In tempi segnati sempre di più dall'egemonia delle piattaforme streaming e della fruizione "veloce", il sostegno alle sale cinematografiche da parte del ministero della Cultura risulta a dir poco fondamentale.
La buona notizia è che il ministro Dario Franceschini ha firmato il nuovo "decreto finestre", che reintroduce l'obbligo di uscita in sala per i film che ricevono contributi dallo Stato.
Le pellicole in questione potranno successivamente essere distribuite sulle varie piattaforme streaming e in televisione, ma solo dopo trenta giorni dalla prima proiezione al cinema.
"In questa fase di ripartenza - ha commentato Franceschini - è fondamentale sostenere le sale cinematografiche e allo stesso tempo riequilibrare le regole per evitare che il cinema italiano sia penalizzato rispetto a quello internazionale".
Il decreto resterà in vigore fino al 31 dicembre 2021. Per un'ordinata riprogrammazione delle attività, esso prevede la validità degli accordi che gli operatori hanno siglato con le piattaforme prima del 2 maggio 2021, ovvero nel periodo in cui, a causa della chiusura delle sale, è stato temporaneamente sospeso l'obbligo di uscita in sala come precondizione per la distribuzione in streaming.
Ma il disegno previsto dal decreto non convince gli esercenti, a causa della netta disparità tra titoli stranieri e italiani.
Attraverso le parole dell'Anec, gli esponenti della categoria si sono uniti per bocciare il decreto:
"Si tratta di un provvedimento che intende porre un equilibrio fra i film italiani e quelli internazionali, dimenticando però che in sala sono pianificati, per i primi mesi e salvo occasionali eccezioni, solo film di produzione straniera, mentre i titoli nazionali, sostenuti con ingenti investimenti del Ministero, si concentrano con l'uscita in sala in pochi mesi l'anno. Se di riequilibrio si deve parlare, allora da giugno che il Ministro proceda con provvedimenti per portare in sala i film italiani, così come pianificato con quelli internazionali".
Secondo l'Anec, quindi, una ripartenza è necessaria, ma non può essere presa in considerazione senza film nostrani:
"Gli esercenti stanno riaprendo le sale nonostante le difficoltà e i risultati arrivano, il pubblico risponde così come lo ha fatto a fine agosto e settembre con i film di richiamo che sono stati messi a disposizione".

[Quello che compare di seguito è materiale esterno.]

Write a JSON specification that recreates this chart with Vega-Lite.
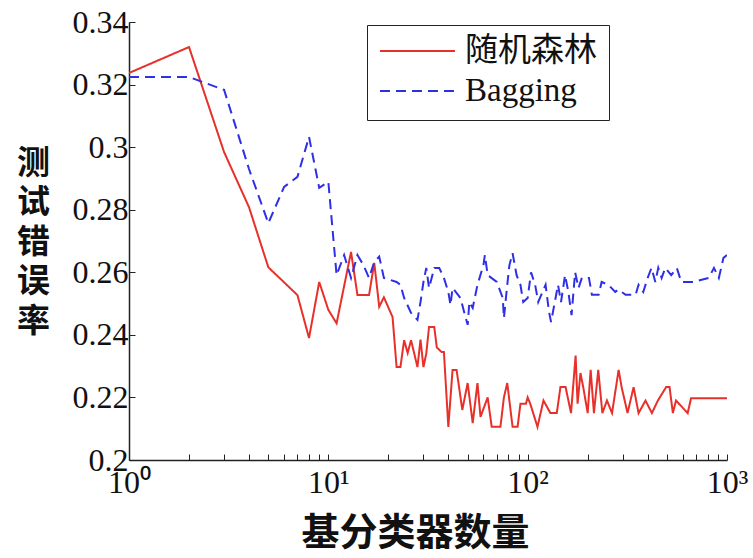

"Il cinema italiano - e qui sta il grosso del problema - è il grande assente per la ripartenza, nonostante i continui proclami di numerose produzioni, attori e registi con prodotti pronti, ma l’urgenza, a quanto pare, è garantirne la tutela per i prossimi 8 mesi, consapevoli che probabilmente per i prossimi 3-4 mesi il numero di titoli italiani che approderà nelle sale sarà solo marginale. Proprio nei giorni scorsi abbiamo assistito al film di Verdone proposto in tre sale di Roma, nei giorni della riapertura, senza concedere l’opportunità a nessun altro esercente di programmarlo, salvo poi richiamare l’esclusiva della piattaforma cui è stato venduto. Per non parlare del film di Massimiliano Bruno Ritorno al crimine, di cui non si parla più; titolo che poteva essere portato in sala a settembre quando l’80% degli schermi era aperto".
Il presidente dell'Anec, Mario Lorini, fa notare che il 2021 "registra perdite dell'esercizio che a fine aprile superano i 400 milioni di euro, nessuno stanziamento ancora definito dal fondo emergenza cinema, una campagna promozionale di rilancio del settore che non ha riscontri, condizioni di mercato che non tengono conto delle difficoltà degli esercenti che riaprono, richiamando gli addetti al lavoro, dando impulso all'economia che ruota intorno alla sala cinematografica.
Con queste criticità, che minano la riapertura strutturata dei cinema, si ritiene che l'aiuto alle sale passi dalla urgenza di definire la finestra di 30 giorni al cinema italiano per i prossimi otto mesi?"